> **WRITTEN REQUEST**
Transcribe the listing in full, excluding any pictures.

> **INFORMATION PROVIDED**
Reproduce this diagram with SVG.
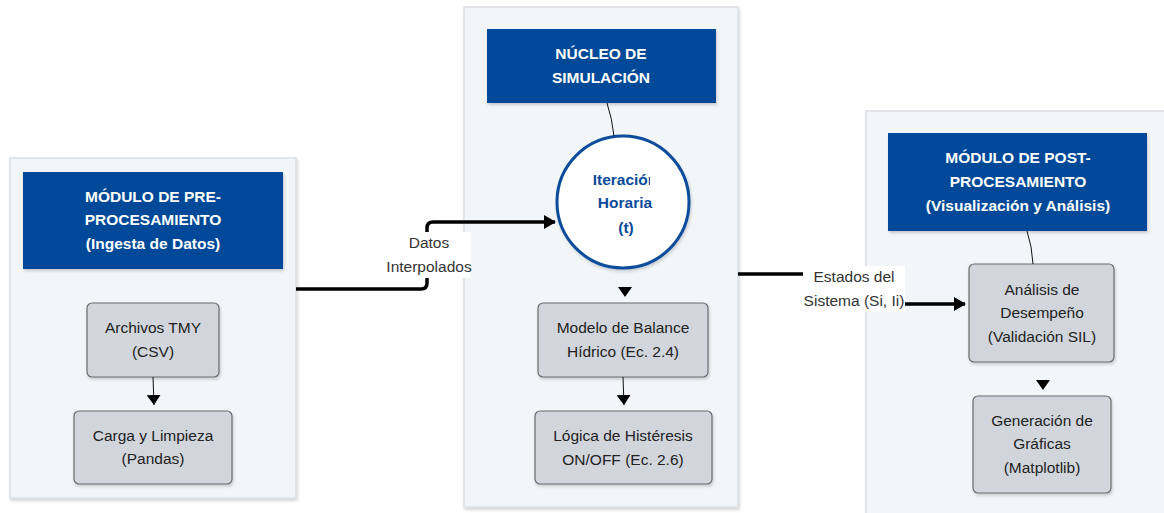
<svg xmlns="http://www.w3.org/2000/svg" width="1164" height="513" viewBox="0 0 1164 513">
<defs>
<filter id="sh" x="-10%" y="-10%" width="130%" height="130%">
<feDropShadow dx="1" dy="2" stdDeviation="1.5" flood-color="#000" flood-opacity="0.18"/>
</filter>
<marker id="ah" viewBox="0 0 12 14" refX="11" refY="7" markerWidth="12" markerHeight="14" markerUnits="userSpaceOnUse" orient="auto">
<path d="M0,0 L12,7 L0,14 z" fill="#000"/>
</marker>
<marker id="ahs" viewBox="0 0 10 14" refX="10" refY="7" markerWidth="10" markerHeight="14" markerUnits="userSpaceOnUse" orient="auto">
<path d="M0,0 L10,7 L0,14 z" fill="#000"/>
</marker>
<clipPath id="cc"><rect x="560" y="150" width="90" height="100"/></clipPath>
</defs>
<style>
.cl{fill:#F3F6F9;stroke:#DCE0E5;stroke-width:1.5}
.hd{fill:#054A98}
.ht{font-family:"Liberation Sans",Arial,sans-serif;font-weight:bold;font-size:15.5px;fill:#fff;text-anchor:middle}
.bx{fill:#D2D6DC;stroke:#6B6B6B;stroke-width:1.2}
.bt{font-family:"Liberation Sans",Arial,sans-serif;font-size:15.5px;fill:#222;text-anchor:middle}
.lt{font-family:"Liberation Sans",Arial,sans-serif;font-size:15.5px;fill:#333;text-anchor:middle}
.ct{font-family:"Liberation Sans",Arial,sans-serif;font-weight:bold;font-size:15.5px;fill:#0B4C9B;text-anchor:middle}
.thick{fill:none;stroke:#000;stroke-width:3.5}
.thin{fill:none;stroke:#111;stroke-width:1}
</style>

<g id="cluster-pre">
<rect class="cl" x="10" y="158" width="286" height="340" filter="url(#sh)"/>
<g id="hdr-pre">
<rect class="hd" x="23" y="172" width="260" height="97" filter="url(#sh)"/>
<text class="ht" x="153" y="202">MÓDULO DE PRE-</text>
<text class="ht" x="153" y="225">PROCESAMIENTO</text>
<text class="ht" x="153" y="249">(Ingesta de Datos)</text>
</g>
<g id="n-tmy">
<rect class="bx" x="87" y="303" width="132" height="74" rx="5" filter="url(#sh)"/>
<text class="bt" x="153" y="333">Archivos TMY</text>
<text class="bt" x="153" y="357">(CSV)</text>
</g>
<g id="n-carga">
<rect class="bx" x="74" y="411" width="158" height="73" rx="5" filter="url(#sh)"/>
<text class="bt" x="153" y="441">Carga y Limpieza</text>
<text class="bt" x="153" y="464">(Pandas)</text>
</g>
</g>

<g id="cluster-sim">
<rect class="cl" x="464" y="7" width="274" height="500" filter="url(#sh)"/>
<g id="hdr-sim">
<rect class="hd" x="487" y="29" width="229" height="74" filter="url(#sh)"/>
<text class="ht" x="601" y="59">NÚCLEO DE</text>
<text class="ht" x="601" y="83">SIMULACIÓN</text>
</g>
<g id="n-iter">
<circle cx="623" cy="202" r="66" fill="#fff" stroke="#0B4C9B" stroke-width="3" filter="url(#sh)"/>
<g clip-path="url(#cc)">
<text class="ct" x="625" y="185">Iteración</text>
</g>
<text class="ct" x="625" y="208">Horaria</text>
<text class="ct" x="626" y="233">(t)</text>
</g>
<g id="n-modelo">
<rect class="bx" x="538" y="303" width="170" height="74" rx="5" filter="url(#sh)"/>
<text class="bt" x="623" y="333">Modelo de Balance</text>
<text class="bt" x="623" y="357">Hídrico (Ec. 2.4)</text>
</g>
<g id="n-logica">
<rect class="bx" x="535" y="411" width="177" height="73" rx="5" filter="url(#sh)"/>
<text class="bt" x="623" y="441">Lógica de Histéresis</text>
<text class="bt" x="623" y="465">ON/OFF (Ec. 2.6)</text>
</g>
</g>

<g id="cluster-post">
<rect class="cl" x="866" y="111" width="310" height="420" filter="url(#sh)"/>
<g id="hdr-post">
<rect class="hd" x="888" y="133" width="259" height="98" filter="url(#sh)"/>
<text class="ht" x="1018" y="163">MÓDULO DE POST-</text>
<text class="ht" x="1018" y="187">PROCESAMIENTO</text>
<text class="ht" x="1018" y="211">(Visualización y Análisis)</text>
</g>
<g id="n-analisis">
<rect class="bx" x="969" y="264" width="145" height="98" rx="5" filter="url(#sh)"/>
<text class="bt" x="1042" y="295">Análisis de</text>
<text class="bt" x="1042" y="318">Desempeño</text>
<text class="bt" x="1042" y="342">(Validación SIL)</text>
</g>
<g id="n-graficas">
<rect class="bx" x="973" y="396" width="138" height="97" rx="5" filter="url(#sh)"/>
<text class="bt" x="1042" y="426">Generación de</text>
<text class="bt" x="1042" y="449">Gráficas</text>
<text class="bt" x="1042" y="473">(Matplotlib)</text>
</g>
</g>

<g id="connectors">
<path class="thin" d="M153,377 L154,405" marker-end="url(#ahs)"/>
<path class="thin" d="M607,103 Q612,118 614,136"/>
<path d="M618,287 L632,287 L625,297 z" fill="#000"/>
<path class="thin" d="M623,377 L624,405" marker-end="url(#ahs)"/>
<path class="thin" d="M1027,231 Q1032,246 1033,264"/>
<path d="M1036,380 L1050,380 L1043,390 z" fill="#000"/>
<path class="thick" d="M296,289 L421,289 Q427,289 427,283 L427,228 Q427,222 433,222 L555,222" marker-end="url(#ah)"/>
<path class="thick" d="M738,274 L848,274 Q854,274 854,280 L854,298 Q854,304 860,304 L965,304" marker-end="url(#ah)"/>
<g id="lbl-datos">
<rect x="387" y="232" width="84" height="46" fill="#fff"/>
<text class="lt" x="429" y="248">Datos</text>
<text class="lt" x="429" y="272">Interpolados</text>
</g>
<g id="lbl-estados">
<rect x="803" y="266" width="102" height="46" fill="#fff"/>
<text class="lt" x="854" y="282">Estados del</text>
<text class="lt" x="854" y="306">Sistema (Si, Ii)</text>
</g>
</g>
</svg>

> **ANSWER TO THE TASK**
Reproduce this diagram with SVG.
<svg xmlns="http://www.w3.org/2000/svg" width="1164" height="513" viewBox="0 0 1164 513">
<defs>
<filter id="sh" x="-10%" y="-10%" width="130%" height="130%">
<feDropShadow dx="1" dy="2" stdDeviation="1.5" flood-color="#000" flood-opacity="0.18"/>
</filter>
<marker id="ah" viewBox="0 0 12 14" refX="11" refY="7" markerWidth="12" markerHeight="14" markerUnits="userSpaceOnUse" orient="auto">
<path d="M0,0 L12,7 L0,14 z" fill="#000"/>
</marker>
<marker id="ahs" viewBox="0 0 10 14" refX="10" refY="7" markerWidth="10" markerHeight="14" markerUnits="userSpaceOnUse" orient="auto">
<path d="M0,0 L10,7 L0,14 z" fill="#000"/>
</marker>
<clipPath id="cc"><rect x="560" y="150" width="90" height="100"/></clipPath>
</defs>
<style>
.cl{fill:#F3F6F9;stroke:#DCE0E5;stroke-width:1.5}
.hd{fill:#054A98}
.ht{font-family:"Liberation Sans",Arial,sans-serif;font-weight:bold;font-size:15.5px;fill:#fff;text-anchor:middle}
.bx{fill:#D2D6DC;stroke:#6B6B6B;stroke-width:1.2}
.bt{font-family:"Liberation Sans",Arial,sans-serif;font-size:15.5px;fill:#222;text-anchor:middle}
.lt{font-family:"Liberation Sans",Arial,sans-serif;font-size:15.5px;fill:#333;text-anchor:middle}
.ct{font-family:"Liberation Sans",Arial,sans-serif;font-weight:bold;font-size:15.5px;fill:#0B4C9B;text-anchor:middle}
.thick{fill:none;stroke:#000;stroke-width:3.5}
.thin{fill:none;stroke:#111;stroke-width:1}
</style>

<g id="cluster-pre">
<rect class="cl" x="10" y="158" width="286" height="340" filter="url(#sh)"/>
<g id="hdr-pre">
<rect class="hd" x="23" y="172" width="260" height="97" filter="url(#sh)"/>
<text class="ht" x="153" y="202">MÓDULO DE PRE-</text>
<text class="ht" x="153" y="225">PROCESAMIENTO</text>
<text class="ht" x="153" y="249">(Ingesta de Datos)</text>
</g>
<g id="n-tmy">
<rect class="bx" x="87" y="303" width="132" height="74" rx="5" filter="url(#sh)"/>
<text class="bt" x="153" y="333">Archivos TMY</text>
<text class="bt" x="153" y="357">(CSV)</text>
</g>
<g id="n-carga">
<rect class="bx" x="74" y="411" width="158" height="73" rx="5" filter="url(#sh)"/>
<text class="bt" x="153" y="441">Carga y Limpieza</text>
<text class="bt" x="153" y="464">(Pandas)</text>
</g>
</g>

<g id="cluster-sim">
<rect class="cl" x="464" y="7" width="274" height="500" filter="url(#sh)"/>
<g id="hdr-sim">
<rect class="hd" x="487" y="29" width="229" height="74" filter="url(#sh)"/>
<text class="ht" x="601" y="59">NÚCLEO DE</text>
<text class="ht" x="601" y="83">SIMULACIÓN</text>
</g>
<g id="n-iter">
<circle cx="623" cy="202" r="66" fill="#fff" stroke="#0B4C9B" stroke-width="3" filter="url(#sh)"/>
<g clip-path="url(#cc)">
<text class="ct" x="625" y="185">Iteración</text>
</g>
<text class="ct" x="625" y="208">Horaria</text>
<text class="ct" x="626" y="233">(t)</text>
</g>
<g id="n-modelo">
<rect class="bx" x="538" y="303" width="170" height="74" rx="5" filter="url(#sh)"/>
<text class="bt" x="623" y="333">Modelo de Balance</text>
<text class="bt" x="623" y="357">Hídrico (Ec. 2.4)</text>
</g>
<g id="n-logica">
<rect class="bx" x="535" y="411" width="177" height="73" rx="5" filter="url(#sh)"/>
<text class="bt" x="623" y="441">Lógica de Histéresis</text>
<text class="bt" x="623" y="465">ON/OFF (Ec. 2.6)</text>
</g>
</g>

<g id="cluster-post">
<rect class="cl" x="866" y="111" width="310" height="420" filter="url(#sh)"/>
<g id="hdr-post">
<rect class="hd" x="888" y="133" width="259" height="98" filter="url(#sh)"/>
<text class="ht" x="1018" y="163">MÓDULO DE POST-</text>
<text class="ht" x="1018" y="187">PROCESAMIENTO</text>
<text class="ht" x="1018" y="211">(Visualización y Análisis)</text>
</g>
<g id="n-analisis">
<rect class="bx" x="969" y="264" width="145" height="98" rx="5" filter="url(#sh)"/>
<text class="bt" x="1042" y="295">Análisis de</text>
<text class="bt" x="1042" y="318">Desempeño</text>
<text class="bt" x="1042" y="342">(Validación SIL)</text>
</g>
<g id="n-graficas">
<rect class="bx" x="973" y="396" width="138" height="97" rx="5" filter="url(#sh)"/>
<text class="bt" x="1042" y="426">Generación de</text>
<text class="bt" x="1042" y="449">Gráficas</text>
<text class="bt" x="1042" y="473">(Matplotlib)</text>
</g>
</g>

<g id="connectors">
<path class="thin" d="M153,377 L154,405" marker-end="url(#ahs)"/>
<path class="thin" d="M607,103 Q612,118 614,136"/>
<path d="M618,287 L632,287 L625,297 z" fill="#000"/>
<path class="thin" d="M623,377 L624,405" marker-end="url(#ahs)"/>
<path class="thin" d="M1027,231 Q1032,246 1033,264"/>
<path d="M1036,380 L1050,380 L1043,390 z" fill="#000"/>
<path class="thick" d="M296,289 L421,289 Q427,289 427,283 L427,228 Q427,222 433,222 L555,222" marker-end="url(#ah)"/>
<path class="thick" d="M738,274 L848,274 Q854,274 854,280 L854,298 Q854,304 860,304 L965,304" marker-end="url(#ah)"/>
<g id="lbl-datos">
<rect x="387" y="232" width="84" height="46" fill="#fff"/>
<text class="lt" x="429" y="248">Datos</text>
<text class="lt" x="429" y="272">Interpolados</text>
</g>
<g id="lbl-estados">
<rect x="803" y="266" width="102" height="46" fill="#fff"/>
<text class="lt" x="854" y="282">Estados del</text>
<text class="lt" x="854" y="306">Sistema (Si, Ii)</text>
</g>
</g>
</svg>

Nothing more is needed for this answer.